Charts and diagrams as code
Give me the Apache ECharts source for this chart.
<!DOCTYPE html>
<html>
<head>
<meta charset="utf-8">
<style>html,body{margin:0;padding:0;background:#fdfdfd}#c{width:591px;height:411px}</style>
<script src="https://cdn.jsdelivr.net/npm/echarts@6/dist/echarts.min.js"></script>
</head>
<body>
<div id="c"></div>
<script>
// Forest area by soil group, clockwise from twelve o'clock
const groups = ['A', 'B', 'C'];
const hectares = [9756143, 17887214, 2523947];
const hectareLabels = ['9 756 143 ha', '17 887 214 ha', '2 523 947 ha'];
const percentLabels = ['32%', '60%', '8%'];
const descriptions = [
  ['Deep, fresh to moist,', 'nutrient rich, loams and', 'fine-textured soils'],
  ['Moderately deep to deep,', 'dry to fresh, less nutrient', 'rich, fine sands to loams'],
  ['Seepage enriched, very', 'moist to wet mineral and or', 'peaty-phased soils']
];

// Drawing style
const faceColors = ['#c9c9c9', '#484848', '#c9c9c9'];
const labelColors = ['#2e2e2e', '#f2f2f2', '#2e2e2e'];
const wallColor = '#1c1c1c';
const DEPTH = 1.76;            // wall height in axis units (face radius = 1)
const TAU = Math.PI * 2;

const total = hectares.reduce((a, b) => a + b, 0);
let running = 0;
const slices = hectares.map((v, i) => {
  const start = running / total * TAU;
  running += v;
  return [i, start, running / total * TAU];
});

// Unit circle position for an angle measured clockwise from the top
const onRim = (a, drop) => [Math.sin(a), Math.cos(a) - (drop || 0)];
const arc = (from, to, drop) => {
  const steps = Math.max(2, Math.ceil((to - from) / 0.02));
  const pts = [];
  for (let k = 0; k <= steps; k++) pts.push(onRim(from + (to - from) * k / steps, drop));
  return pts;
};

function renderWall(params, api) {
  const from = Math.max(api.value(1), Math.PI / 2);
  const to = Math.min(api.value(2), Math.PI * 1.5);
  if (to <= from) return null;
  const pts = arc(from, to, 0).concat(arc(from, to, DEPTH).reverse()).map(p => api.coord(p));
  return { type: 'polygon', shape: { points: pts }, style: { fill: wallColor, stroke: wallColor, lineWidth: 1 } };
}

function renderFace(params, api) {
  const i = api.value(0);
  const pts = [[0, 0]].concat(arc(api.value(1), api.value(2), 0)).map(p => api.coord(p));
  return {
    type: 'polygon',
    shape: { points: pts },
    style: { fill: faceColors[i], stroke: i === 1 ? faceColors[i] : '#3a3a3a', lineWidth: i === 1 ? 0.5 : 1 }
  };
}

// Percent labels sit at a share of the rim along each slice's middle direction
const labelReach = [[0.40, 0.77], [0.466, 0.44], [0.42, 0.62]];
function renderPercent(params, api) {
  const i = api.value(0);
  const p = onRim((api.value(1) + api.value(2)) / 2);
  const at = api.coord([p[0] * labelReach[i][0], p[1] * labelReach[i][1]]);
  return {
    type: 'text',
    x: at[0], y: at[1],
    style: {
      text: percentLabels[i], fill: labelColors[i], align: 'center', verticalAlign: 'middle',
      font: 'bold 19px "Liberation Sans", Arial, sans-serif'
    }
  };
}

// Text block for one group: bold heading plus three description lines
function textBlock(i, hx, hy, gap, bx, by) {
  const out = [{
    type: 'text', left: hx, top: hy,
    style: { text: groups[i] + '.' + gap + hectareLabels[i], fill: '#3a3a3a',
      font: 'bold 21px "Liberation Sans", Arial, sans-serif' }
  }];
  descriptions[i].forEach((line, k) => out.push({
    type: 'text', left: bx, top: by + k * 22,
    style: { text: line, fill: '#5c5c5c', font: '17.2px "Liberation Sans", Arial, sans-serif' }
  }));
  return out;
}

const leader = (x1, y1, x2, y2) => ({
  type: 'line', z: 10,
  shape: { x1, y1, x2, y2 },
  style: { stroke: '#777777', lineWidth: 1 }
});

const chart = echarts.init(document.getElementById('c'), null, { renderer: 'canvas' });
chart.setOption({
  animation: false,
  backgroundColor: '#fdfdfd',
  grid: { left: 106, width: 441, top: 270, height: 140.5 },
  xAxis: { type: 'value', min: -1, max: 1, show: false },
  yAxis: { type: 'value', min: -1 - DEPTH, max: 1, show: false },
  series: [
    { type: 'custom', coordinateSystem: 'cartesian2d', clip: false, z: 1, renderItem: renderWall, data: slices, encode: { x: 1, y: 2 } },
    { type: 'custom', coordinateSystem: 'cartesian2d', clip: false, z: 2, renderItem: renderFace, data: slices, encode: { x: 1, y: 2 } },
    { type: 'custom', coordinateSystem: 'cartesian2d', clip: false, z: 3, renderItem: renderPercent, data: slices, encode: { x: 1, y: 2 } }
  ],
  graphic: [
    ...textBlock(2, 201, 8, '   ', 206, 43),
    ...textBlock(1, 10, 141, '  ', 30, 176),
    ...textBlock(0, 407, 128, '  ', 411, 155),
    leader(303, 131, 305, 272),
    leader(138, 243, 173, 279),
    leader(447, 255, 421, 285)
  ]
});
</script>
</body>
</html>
...
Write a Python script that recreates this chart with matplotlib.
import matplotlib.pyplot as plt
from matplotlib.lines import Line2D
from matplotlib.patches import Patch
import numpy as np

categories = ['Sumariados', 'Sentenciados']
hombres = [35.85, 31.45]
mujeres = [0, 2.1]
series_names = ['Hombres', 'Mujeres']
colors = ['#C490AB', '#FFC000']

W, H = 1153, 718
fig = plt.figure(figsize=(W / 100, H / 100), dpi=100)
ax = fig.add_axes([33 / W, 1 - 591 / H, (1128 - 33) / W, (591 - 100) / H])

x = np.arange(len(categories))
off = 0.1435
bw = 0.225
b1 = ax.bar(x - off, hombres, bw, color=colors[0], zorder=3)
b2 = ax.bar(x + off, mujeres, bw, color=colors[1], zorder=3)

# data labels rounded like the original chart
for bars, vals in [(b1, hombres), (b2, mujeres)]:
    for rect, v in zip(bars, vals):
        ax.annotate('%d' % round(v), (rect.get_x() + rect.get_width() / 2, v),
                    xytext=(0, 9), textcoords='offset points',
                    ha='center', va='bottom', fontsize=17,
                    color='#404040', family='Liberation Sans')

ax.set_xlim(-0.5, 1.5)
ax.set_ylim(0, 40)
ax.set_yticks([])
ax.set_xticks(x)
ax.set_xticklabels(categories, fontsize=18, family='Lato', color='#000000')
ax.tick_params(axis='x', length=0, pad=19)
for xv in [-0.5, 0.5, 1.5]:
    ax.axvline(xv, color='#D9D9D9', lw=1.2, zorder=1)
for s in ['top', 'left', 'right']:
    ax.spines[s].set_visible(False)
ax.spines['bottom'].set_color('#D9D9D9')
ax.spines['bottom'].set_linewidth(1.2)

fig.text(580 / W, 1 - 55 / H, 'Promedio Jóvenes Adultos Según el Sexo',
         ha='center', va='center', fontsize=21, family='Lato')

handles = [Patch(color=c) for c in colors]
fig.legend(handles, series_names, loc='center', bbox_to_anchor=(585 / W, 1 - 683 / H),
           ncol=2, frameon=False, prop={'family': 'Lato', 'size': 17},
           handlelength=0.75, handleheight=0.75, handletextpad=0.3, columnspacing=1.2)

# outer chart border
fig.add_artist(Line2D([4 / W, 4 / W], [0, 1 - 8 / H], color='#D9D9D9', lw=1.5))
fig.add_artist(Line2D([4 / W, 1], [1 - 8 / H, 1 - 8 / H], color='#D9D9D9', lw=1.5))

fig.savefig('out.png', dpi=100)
---
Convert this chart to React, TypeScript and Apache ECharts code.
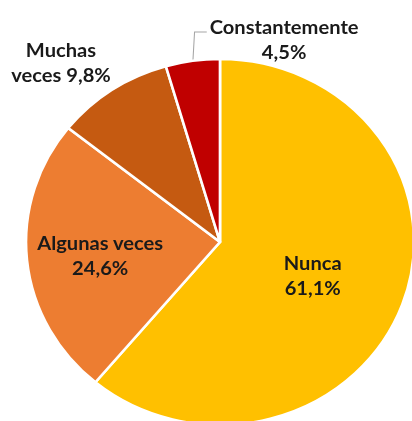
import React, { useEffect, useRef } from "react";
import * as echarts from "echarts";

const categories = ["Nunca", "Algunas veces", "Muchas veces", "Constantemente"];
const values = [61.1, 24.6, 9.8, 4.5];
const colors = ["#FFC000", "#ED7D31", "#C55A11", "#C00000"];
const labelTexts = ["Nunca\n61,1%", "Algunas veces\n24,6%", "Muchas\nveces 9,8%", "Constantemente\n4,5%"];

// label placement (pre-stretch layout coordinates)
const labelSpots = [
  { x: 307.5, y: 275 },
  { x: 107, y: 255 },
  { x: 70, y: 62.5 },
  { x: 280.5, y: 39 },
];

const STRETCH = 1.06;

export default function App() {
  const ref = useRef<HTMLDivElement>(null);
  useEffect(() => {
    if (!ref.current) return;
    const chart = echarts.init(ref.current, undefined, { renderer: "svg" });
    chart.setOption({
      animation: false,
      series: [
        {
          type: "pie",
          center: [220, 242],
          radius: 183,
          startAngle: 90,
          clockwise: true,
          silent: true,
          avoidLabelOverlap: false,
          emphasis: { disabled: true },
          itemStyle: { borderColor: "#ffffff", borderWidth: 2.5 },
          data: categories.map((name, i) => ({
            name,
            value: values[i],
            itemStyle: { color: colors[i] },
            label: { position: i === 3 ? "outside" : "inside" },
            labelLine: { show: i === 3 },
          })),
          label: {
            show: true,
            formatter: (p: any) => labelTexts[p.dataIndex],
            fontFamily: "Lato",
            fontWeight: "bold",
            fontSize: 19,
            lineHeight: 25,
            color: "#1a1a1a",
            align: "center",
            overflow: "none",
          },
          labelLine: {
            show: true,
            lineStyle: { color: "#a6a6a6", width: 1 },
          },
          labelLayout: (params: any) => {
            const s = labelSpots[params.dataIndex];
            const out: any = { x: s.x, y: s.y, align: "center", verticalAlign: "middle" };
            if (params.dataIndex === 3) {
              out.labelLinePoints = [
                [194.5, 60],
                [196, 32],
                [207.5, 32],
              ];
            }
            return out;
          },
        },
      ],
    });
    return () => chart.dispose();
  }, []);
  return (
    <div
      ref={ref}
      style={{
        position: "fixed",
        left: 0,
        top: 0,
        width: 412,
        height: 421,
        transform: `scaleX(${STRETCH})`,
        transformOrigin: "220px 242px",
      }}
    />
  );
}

→ **Your objective**
Only the lines from the one bearing "Convert this chart" to the one bearing "const STRETCH = 1.06;", both included, should be restated word for word, with pictures left out.

→ **Output for this exercise**
Convert this chart to React, TypeScript and Apache ECharts code.
import React, { useEffect, useRef } from "react";
import * as echarts from "echarts";

const categories = ["Nunca", "Algunas veces", "Muchas veces", "Constantemente"];
const values = [61.1, 24.6, 9.8, 4.5];
const colors = ["#FFC000", "#ED7D31", "#C55A11", "#C00000"];
const labelTexts = ["Nunca\n61,1%", "Algunas veces\n24,6%", "Muchas\nveces 9,8%", "Constantemente\n4,5%"];

// label placement (pre-stretch layout coordinates)
const labelSpots = [
  { x: 307.5, y: 275 },
  { x: 107, y: 255 },
  { x: 70, y: 62.5 },
  { x: 280.5, y: 39 },
];

const STRETCH = 1.06;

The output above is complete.